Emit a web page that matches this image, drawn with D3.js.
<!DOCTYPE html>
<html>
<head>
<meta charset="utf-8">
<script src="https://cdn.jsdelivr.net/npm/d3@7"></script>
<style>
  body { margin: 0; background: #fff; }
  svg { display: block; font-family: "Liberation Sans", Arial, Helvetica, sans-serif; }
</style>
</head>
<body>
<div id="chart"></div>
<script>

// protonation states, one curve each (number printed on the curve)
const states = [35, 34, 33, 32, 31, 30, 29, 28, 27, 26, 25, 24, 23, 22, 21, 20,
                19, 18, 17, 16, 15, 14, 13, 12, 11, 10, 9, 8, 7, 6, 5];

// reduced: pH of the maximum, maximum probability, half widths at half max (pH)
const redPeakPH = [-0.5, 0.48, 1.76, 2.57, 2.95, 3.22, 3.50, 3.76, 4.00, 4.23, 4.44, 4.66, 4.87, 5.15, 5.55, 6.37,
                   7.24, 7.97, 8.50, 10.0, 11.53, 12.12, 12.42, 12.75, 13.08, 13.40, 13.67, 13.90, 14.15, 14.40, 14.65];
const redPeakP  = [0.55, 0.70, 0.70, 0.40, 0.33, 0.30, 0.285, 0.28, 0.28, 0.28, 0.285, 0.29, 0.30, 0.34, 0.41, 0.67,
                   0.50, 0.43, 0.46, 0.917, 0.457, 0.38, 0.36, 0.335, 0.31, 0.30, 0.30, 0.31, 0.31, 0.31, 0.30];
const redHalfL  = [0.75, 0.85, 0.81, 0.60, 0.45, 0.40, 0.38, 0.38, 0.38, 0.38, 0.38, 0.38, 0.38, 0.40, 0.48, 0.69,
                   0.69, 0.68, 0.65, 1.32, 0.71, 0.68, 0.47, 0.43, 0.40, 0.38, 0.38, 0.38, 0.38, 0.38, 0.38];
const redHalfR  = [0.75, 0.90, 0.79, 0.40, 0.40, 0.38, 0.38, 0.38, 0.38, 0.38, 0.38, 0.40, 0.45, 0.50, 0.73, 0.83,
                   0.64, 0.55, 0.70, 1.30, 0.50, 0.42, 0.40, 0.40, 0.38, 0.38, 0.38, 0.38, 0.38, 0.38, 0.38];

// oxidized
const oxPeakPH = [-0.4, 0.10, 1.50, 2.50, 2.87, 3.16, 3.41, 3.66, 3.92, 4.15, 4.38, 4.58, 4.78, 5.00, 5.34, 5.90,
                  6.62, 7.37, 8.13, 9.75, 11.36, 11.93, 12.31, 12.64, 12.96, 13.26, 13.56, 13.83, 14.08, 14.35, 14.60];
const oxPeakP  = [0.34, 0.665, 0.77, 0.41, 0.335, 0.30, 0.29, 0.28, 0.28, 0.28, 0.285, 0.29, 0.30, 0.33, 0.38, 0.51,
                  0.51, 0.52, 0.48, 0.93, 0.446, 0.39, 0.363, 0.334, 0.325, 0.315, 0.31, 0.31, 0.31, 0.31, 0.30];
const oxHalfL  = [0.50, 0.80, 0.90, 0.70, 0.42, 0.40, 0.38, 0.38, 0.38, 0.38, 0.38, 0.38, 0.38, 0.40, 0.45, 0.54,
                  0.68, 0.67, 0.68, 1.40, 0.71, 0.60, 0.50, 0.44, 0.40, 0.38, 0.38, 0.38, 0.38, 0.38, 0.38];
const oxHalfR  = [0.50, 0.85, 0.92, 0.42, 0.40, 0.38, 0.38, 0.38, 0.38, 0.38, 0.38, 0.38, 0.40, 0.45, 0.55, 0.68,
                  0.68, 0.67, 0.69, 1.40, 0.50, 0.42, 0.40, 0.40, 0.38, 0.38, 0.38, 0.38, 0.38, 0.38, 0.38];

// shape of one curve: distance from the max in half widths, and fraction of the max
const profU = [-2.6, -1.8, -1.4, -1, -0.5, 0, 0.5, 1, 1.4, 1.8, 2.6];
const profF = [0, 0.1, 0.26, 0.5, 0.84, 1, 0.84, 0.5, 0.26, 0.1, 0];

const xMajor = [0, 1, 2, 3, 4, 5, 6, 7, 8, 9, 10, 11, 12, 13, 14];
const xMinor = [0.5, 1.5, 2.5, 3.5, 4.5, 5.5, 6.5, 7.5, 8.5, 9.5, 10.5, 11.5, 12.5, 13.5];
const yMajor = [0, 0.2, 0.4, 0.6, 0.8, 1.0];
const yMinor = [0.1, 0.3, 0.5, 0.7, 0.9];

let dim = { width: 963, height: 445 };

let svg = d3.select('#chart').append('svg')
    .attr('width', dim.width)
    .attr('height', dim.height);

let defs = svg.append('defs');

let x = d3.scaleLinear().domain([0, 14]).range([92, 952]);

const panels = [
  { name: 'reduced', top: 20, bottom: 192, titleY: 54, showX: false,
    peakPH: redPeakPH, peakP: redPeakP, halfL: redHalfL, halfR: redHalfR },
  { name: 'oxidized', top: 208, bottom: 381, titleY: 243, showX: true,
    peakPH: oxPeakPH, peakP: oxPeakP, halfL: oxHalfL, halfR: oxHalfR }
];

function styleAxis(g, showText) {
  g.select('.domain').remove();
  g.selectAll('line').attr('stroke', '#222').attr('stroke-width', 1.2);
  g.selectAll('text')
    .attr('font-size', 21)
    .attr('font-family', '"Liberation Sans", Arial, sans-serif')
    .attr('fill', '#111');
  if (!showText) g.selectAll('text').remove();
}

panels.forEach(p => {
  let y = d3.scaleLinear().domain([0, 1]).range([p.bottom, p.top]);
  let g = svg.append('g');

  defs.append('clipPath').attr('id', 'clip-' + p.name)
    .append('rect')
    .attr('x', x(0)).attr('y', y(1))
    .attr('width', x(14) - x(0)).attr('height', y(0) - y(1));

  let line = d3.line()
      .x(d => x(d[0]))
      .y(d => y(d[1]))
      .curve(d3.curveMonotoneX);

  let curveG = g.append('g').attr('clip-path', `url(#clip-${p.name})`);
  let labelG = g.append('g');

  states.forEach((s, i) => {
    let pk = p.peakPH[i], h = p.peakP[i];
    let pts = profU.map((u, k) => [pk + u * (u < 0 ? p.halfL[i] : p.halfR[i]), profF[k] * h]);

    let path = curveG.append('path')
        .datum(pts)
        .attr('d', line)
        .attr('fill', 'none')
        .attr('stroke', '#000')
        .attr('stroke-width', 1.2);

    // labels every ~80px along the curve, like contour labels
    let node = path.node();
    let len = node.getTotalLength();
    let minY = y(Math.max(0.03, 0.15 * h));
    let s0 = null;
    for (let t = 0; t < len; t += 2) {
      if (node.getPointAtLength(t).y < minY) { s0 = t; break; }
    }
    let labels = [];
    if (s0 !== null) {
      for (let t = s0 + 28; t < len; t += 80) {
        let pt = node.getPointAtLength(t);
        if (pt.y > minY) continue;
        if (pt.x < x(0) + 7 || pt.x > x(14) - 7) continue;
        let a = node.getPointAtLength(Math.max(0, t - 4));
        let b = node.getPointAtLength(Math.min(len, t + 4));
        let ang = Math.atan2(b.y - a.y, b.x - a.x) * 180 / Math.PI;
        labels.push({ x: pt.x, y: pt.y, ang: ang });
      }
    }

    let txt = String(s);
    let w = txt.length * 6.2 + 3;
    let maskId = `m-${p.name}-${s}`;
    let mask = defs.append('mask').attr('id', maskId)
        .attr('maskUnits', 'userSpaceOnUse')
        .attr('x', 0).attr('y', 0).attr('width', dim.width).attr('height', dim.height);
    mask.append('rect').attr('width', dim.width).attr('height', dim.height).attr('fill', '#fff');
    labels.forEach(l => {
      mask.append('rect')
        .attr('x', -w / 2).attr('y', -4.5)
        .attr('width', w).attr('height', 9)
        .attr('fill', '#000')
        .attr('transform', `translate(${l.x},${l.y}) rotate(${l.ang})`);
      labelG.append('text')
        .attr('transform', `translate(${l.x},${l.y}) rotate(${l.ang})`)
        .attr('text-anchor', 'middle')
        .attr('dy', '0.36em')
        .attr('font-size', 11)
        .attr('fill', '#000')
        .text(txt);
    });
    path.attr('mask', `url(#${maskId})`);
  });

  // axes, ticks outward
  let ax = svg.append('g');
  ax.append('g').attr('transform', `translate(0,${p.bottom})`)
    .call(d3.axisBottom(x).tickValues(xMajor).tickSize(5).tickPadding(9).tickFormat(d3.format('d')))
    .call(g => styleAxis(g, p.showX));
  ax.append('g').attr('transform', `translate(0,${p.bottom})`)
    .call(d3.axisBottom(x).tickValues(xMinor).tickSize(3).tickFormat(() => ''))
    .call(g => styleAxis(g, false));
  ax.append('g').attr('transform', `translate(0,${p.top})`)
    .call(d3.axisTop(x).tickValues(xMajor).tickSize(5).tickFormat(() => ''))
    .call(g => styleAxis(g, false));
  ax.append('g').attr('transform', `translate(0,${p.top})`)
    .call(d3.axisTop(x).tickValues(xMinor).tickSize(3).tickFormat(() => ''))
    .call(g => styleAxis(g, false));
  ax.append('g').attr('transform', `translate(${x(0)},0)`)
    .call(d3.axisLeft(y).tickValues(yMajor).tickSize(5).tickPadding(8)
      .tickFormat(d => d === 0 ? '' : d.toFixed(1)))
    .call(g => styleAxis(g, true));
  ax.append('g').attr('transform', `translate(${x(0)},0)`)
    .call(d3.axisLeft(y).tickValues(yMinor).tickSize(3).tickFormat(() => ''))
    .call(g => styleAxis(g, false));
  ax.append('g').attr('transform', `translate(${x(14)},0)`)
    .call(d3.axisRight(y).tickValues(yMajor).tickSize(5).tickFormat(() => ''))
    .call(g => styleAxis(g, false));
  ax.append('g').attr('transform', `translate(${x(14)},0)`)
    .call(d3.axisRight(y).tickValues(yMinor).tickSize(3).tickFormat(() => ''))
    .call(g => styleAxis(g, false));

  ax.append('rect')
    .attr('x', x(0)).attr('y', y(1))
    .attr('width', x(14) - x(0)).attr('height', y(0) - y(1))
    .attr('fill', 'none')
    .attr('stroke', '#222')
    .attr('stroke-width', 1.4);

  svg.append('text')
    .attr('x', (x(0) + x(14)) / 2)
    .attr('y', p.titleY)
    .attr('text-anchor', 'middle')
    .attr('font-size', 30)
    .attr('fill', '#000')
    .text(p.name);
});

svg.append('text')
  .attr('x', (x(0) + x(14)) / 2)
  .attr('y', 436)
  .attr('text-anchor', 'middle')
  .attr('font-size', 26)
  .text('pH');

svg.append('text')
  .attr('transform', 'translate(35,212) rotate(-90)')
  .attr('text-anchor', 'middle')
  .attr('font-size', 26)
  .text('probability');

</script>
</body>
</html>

= = = = =

- [Exercise prompt]
Your output must be the lines of the material above, from the first through the line that contains "9, 8, 7, 6, 5];", copied exactly. Include both endpoints and nothing else.

- [The solution]
Emit a web page that matches this image, drawn with D3.js.
<!DOCTYPE html>
<html>
<head>
<meta charset="utf-8">
<script src="https://cdn.jsdelivr.net/npm/d3@7"></script>
<style>
  body { margin: 0; background: #fff; }
  svg { display: block; font-family: "Liberation Sans", Arial, Helvetica, sans-serif; }
</style>
</head>
<body>
<div id="chart"></div>
<script>

// protonation states, one curve each (number printed on the curve)
const states = [35, 34, 33, 32, 31, 30, 29, 28, 27, 26, 25, 24, 23, 22, 21, 20,
                19, 18, 17, 16, 15, 14, 13, 12, 11, 10, 9, 8, 7, 6, 5];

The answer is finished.